'''

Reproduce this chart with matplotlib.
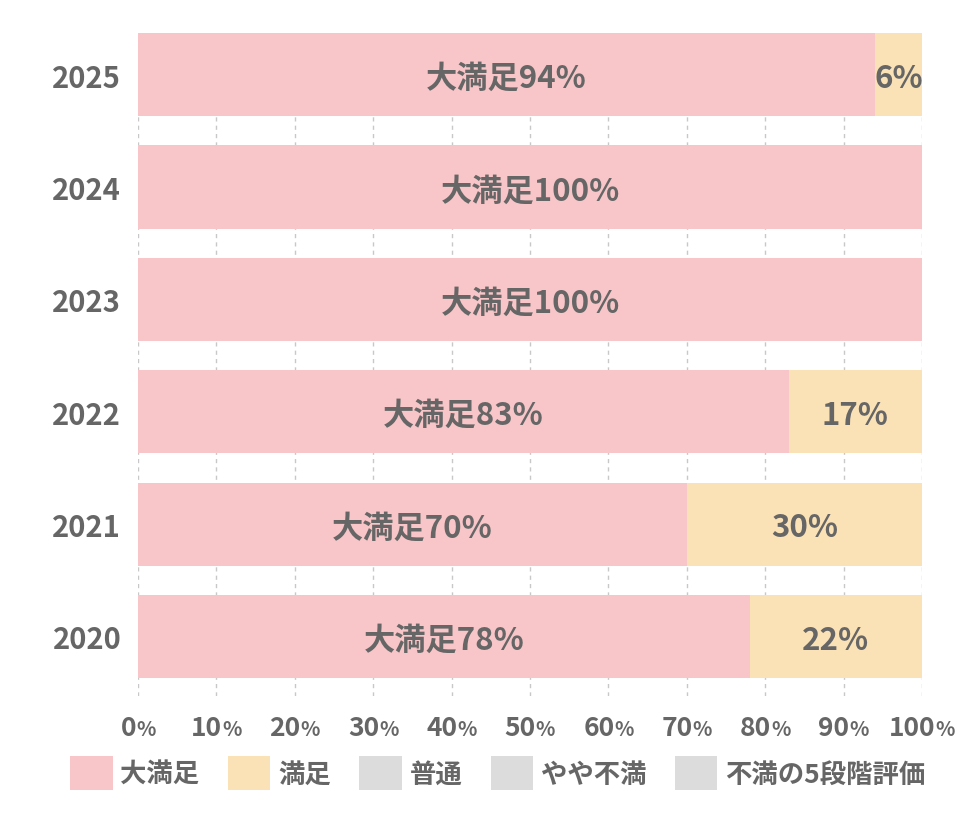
import matplotlib.pyplot as plt
from matplotlib.patches import Patch
import numpy as np

plt.rcParams['font.family'] = ['Noto Sans CJK JP', 'DejaVu Sans']
plt.rcParams['font.weight'] = 'bold'

# data (bottom to top)
years = ['2020', '2021', '2022', '2023', '2024', '2025']
very_satisfied = [78, 70, 83, 100, 100, 94]
satisfied = [22, 30, 17, 0, 0, 6]
legend_labels = ['大満足', '満足', '普通', 'やや不満', '不満の5段階評価']
xticks = [0, 10, 20, 30, 40, 50, 60, 70, 80, 90, 100]

pink = '#f8c6c8'
beige = '#fbe2b6'
grey = '#dcdcdc'
txt = '#666666'
legend_colors = [pink, beige, grey, grey, grey]

fig = plt.figure(figsize=(9.8, 8.28), dpi=100)
ax = fig.add_axes([0.1408, 0.1582, 0.8, 0.8007])

y = np.arange(len(years))
ax.barh(y, very_satisfied, height=0.74, color=pink, zorder=2)
ax.barh(y, satisfied, left=very_satisfied, height=0.74, color=beige, zorder=2)

for i in range(len(years)):
    v1 = very_satisfied[i]
    v2 = satisfied[i]
    if v1 > 0:
        ax.text(v1 / 2, i - 0.03, f'大満足{v1}%', ha='center', va='center',
                fontsize=22.5, color=txt, zorder=3)
    if v2 > 0:
        ax.text(v1 + v2 / 2, i - 0.03, f'{v2}%', ha='center', va='center',
                fontsize=22.5, color=txt, zorder=3)

ax.set_xlim(0, 100)
ax.set_ylim(-0.53, 5.37)
ax.set_xticks(xticks)
ax.set_xticklabels([])
ax.set_yticks(y, years)
ax.tick_params(axis='both', length=0)
ax.tick_params(axis='y', pad=12, labelsize=21, labelcolor=txt)
ax.grid(axis='x', ls=(0, (3, 3)), color='#c8c8c8', lw=1)
ax.grid(axis='y', visible=False)
ax.set_axisbelow(True)
for s in ax.spines.values():
    s.set_visible(False)

# x tick labels with smaller %
fig.canvas.draw()
r = fig.canvas.get_renderer()
for t in xticks:
    num = ax.annotate(str(t), xy=(t, 0), xycoords=('data', 'axes fraction'),
                      xytext=(0, -28), textcoords='offset points', ha='right',
                      va='baseline', fontsize=19, color=txt, annotation_clip=False)
    pc = ax.annotate('%', xy=(t, 0), xycoords=('data', 'axes fraction'),
                     xytext=(0, -28), textcoords='offset points', ha='left',
                     va='baseline', fontsize=14.5, color=txt, annotation_clip=False)
    w1 = num.get_window_extent(r).width
    w2 = pc.get_window_extent(r).width
    dx = (w1 - w2) / 2 * 72 / fig.dpi
    num.xyann = (dx, -28)
    pc.xyann = (dx, -28)

handles = [Patch(facecolor=c, label=l) for c, l in zip(legend_colors, legend_labels)]
fig.legend(handles=handles, ncol=5, loc='center', bbox_to_anchor=(0.508, 1 - 774 / 828),
           frameon=False, fontsize=19, handlelength=1.6, handleheight=1.6,
           handletextpad=0.3, columnspacing=1.08, borderpad=0, labelcolor=txt)

fig.savefig('out.png', dpi=100)
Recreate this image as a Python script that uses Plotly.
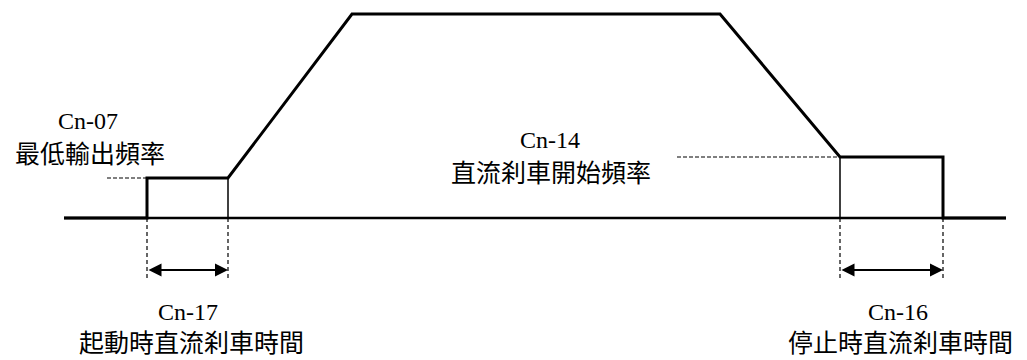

'''

Write out the material above again, word for word, minus its pictures.

Reproduce this chart with matplotlib.
import matplotlib.pyplot as plt
from matplotlib.patches import Patch
import numpy as np

plt.rcParams['font.family'] = ['Noto Sans CJK JP', 'DejaVu Sans']
plt.rcParams['font.weight'] = 'bold'

# data (bottom to top)
years = ['2020', '2021', '2022', '2023', '2024', '2025']
very_satisfied = [78, 70, 83, 100, 100, 94]
satisfied = [22, 30, 17, 0, 0, 6]
legend_labels = ['大満足', '満足', '普通', 'やや不満', '不満の5段階評価']
xticks = [0, 10, 20, 30, 40, 50, 60, 70, 80, 90, 100]

pink = '#f8c6c8'
beige = '#fbe2b6'
grey = '#dcdcdc'
txt = '#666666'
legend_colors = [pink, beige, grey, grey, grey]

fig = plt.figure(figsize=(9.8, 8.28), dpi=100)
ax = fig.add_axes([0.1408, 0.1582, 0.8, 0.8007])

y = np.arange(len(years))
ax.barh(y, very_satisfied, height=0.74, color=pink, zorder=2)
ax.barh(y, satisfied, left=very_satisfied, height=0.74, color=beige, zorder=2)

for i in range(len(years)):
    v1 = very_satisfied[i]
    v2 = satisfied[i]
    if v1 > 0:
        ax.text(v1 / 2, i - 0.03, f'大満足{v1}%', ha='center', va='center',
                fontsize=22.5, color=txt, zorder=3)
    if v2 > 0:
        ax.text(v1 + v2 / 2, i - 0.03, f'{v2}%', ha='center', va='center',
                fontsize=22.5, color=txt, zorder=3)

ax.set_xlim(0, 100)
ax.set_ylim(-0.53, 5.37)
ax.set_xticks(xticks)
ax.set_xticklabels([])
ax.set_yticks(y, years)
ax.tick_params(axis='both', length=0)
ax.tick_params(axis='y', pad=12, labelsize=21, labelcolor=txt)
ax.grid(axis='x', ls=(0, (3, 3)), color='#c8c8c8', lw=1)
ax.grid(axis='y', visible=False)
ax.set_axisbelow(True)
for s in ax.spines.values():
    s.set_visible(False)

# x tick labels with smaller %
fig.canvas.draw()
r = fig.canvas.get_renderer()
for t in xticks:
    num = ax.annotate(str(t), xy=(t, 0), xycoords=('data', 'axes fraction'),
                      xytext=(0, -28), textcoords='offset points', ha='right',
                      va='baseline', fontsize=19, color=txt, annotation_clip=False)
    pc = ax.annotate('%', xy=(t, 0), xycoords=('data', 'axes fraction'),
                     xytext=(0, -28), textcoords='offset points', ha='left',
                     va='baseline', fontsize=14.5, color=txt, annotation_clip=False)
    w1 = num.get_window_extent(r).width
    w2 = pc.get_window_extent(r).width
    dx = (w1 - w2) / 2 * 72 / fig.dpi
    num.xyann = (dx, -28)
    pc.xyann = (dx, -28)

handles = [Patch(facecolor=c, label=l) for c, l in zip(legend_colors, legend_labels)]
fig.legend(handles=handles, ncol=5, loc='center', bbox_to_anchor=(0.508, 1 - 774 / 828),
           frameon=False, fontsize=19, handlelength=1.6, handleheight=1.6,
           handletextpad=0.3, columnspacing=1.08, borderpad=0, labelcolor=txt)

fig.savefig('out.png', dpi=100)
Recreate this image as a Python script that uses Plotly.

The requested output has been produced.